NSO adds two further basic principles to the student grants and loans scheme:

  1. Students must not need to be dependent upon financial support from parents or others.
  2. Student grants and loans must be universally accessible, should not be subject to means testing, and must be completely independent of a student’s social background.

NSO defines social background as the social class or socio-economic group to which a student’s parents belong. Today, there is a clear connection between social background and the decision to take higher education. At the same time, the childhood environment also plays a role. NSO believes that institutions should have a regional responsibility for ensuring broad recruitment from all social groups within the region.

2.6 Safeguarding the rights of students

The rights of students must be protected through the establishment of thorough routines and quality assurance practices. Students must have access to an independent student ombudsman and be protected by their own Learning Environment Act (Universitets-, og Høgskoleloven).

2.7 Student drop-out

The Ministry of Education and Research must fund research on the reasons why higher education students drops out before completion, and make the results of this research available. Specific measures designed to prevent students from dropping out should be based upon this research.

2.8 Student mobility

The government and the institutions must ensure the mobility of their students and employees. This applies both in Norway and abroad. All students must be able to participate in studies at other institutions regardless of their special needs.

2.9 Requisite funding

NSO believes that the requisite funding required to study full-time should be available to everyone. This must be achieved by increasing student grants. Extra grants must be offered to particularly vulnerable groups before the full-time student can become a reality. It is essential to protect students who do not have the opportunity to take on an extra job, allowing them the necessary funds to carry out a higher education. The existing schemes offered by the Norwegian State Educational Loan Fund must be revised with this aim in mind.

3.0 Employment after completion of higher education

A holistic view of equal opportunity in higher education is necessary to meet society’s labour needs.

3.1 From student to employment in academia

Diversity among the academic staff at institutions is important. NSO believes that breadth in appointments should secure this aim. Appointment processes must be open and orderly. NSO believes that the moderate use of affirmative action should be allowed to ensure the same diversity among academic staff as there is among students.

The institution should assess each campus or department (whichever is most appropriate) to evaluate the gender balance of the staff. They should use the same system which is used to evaluate the student mass (as described on pages 5 – 6), for evaluating the degree of gender balance. The results will indicate whether measures are needed to secure gender balance in staff appointments, and if so, these should be carried out.

Research and teaching positions must be organised in a manner that allows both men and women to combine work with parenting responsibilities.

In order to make career paths in academia more secure and predictable, it is necessary to reduce the number of temporary positions, and subsequently increase the number of permanent appointments.

What is emphasised in appointment and promotion processes is important in the perspective of equal opportunity. The emphasis on publication of academic work in academia compromises equal opportunity. NSO believes that appointments in universities and university colleges should place more emphasis on academic qualifications and pedagogical skills, and less on published work.

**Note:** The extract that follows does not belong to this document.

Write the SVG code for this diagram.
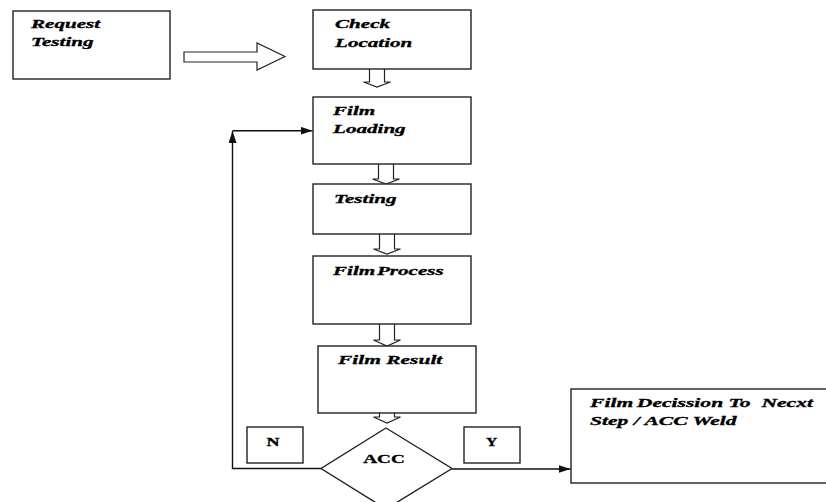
<svg xmlns="http://www.w3.org/2000/svg" width="826" height="502" viewBox="0 0 826 502">
  <style>
    .box { fill: #fff; stroke: #222; stroke-width: 1.4; }
    .blk { fill: #fff; stroke: #222; stroke-width: 1.2; stroke-linejoin: miter; }
    .ln { fill: none; stroke: #111; stroke-width: 1.4; }
    .t { font-family: "Liberation Serif", "Times New Roman", serif; font-size: 12px; font-weight: bold; font-style: italic; fill: #000; stroke: #000; stroke-width: 0.3; white-space: pre; }
    .u { font-family: "Liberation Serif", "Times New Roman", serif; font-size: 12px; font-weight: bold; fill: #000; stroke: #000; stroke-width: 0.3; text-anchor: middle; }
  </style>
  <defs>
    <marker id="tri" viewBox="0 0 12 8" refX="12" refY="4" markerWidth="12" markerHeight="8" markerUnits="userSpaceOnUse" orient="auto">
      <path d="M0,0 L12,4 L0,8 Z" fill="#111"/>
    </marker>
  </defs>
  <rect width="826" height="502" fill="#fff"/>

  <!-- connectors: hollow block arrows and the N / Y flow lines -->
  <g id="connectors">
    <path class="blk" d="M184,52 H257 V43 L285,56.5 L257,70 V62 H184 Z"/>
    <path class="blk" d="M369.5,69 V82 H363.5 L377,87 L390.5,82 H384.5 V69"/>
    <path class="blk" d="M378.5,164 V179 H372.5 L386,184 L399.5,179 H393.5 V164"/>
    <path class="blk" d="M379.5,234 V249 H373.5 L387,254 L400.5,249 H394.5 V234"/>
    <path class="blk" d="M379.5,324 V340 H373.5 L387,346 L400.5,340 H394.5 V324"/>
    <path class="blk" d="M379.5,413 V417 H373.5 L387,423 L400.5,417 H394.5 V413"/>
    <path class="ln" d="M321,468.5 H232.5 V131" marker-end="url(#tri)"/>
    <path class="ln" d="M232.5,130.7 H312.5" marker-end="url(#tri)"/>
    <path class="ln" d="M452,469 H570.5" marker-end="url(#tri)"/>
  </g>

  <g id="request-testing">
    <rect class="box" x="13" y="11" width="157" height="68"/>
    <g transform="translate(31,28.3) scale(1.76,1)">
      <text class="t" x="0" y="0">Request</text>
      <text class="t" x="0" y="17.7">Testing</text>
    </g>
  </g>

  <g id="check-location">
    <rect class="box" x="313" y="10" width="158" height="59"/>
    <g transform="translate(335,28) scale(1.76,1)">
      <text class="t" x="0" y="0">Check</text>
      <text class="t" x="0" y="19">Location</text>
    </g>
  </g>

  <g id="film-loading">
    <rect class="box" x="313" y="97" width="158" height="67"/>
    <g transform="translate(333,115) scale(1.76,1)">
      <text class="t" x="0" y="0">Film</text>
      <text class="t" x="0" y="18.3">Loading</text>
    </g>
  </g>

  <g id="testing">
    <rect class="box" x="313" y="184" width="158" height="50"/>
    <g transform="translate(334,202.7) scale(1.76,1)">
      <text class="t" x="0" y="0">Testing</text>
    </g>
  </g>

  <g id="film-process">
    <rect class="box" x="313" y="256" width="158" height="68"/>
    <g transform="translate(333,275) scale(1.76,1)">
      <text class="t" x="0" y="0" style="word-spacing:-2px">Film Process</text>
    </g>
  </g>

  <g id="film-result">
    <rect class="box" x="318" y="346" width="158" height="67"/>
    <g transform="translate(338,364) scale(1.79,1)">
      <text class="t" x="0" y="0">Film Result</text>
    </g>
  </g>

  <g id="acc">
    <path class="box" d="M386,428 L452,468.5 L386,509 L321,468.5 Z"/>
    <g transform="translate(384,463.3) scale(1.6,1)">
      <text class="u" x="0" y="0">ACC</text>
    </g>
  </g>

  <g id="label-n">
    <rect class="box" x="247" y="427" width="56" height="36"/>
    <g transform="translate(273,446) scale(1.5,1)">
      <text class="u" x="0" y="0">N</text>
    </g>
  </g>

  <g id="label-y">
    <rect class="box" x="464" y="427" width="56" height="36"/>
    <g transform="translate(491.5,446) scale(1.3,1)">
      <text class="u" x="0" y="0">Y</text>
    </g>
  </g>

  <g id="decision">
    <rect class="box" x="571" y="389" width="262" height="94"/>
    <g transform="translate(590,406.7) scale(1.8,1)">
      <text class="t" x="0" y="0">Film<tspan dx="-1"> Decission To  Necxt</tspan></text>
      <text class="t" x="0" y="18.3">Step / ACC Weld</text>
    </g>
  </g>
</svg>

Appointment committees should be representative, with members of both genders and also, as far as possible, members from underrepresented groups. Students must be represented on appointment committees and should also be offered the opportunity to be present during interviews, both locally and centrally at the institution.

3.2 Wages and status

To ensure diversity in society and broad recruitment to professions which have a largely homogenous environment, one must put in place concrete measures.

There is a gender-divided employment market in which the gender wages gap is perpetual. It is essential for equal opportunity efforts in the employment market that jobs which require qualifications at the same level receive the same remuneration. The government must use its wages policy to raise the status of professions where higher education does not currently pay off.

Even though Norwegian women participate in paid employment almost to the same degree as men, women are employed to a greater degree in part-time positions and are influenced by traditional gender roles in their choice of career. NSO believes that the status of occupations typically held by women, must be elevated in order to widen the recruitment base.

Devaluation of women’s work is when work that is mainly carried out by women is systematically valued as worth less than work carried out by men. NSO believes that the government and the employment market must work actively to prevent this and safeguard the equal valuation of employment tasks.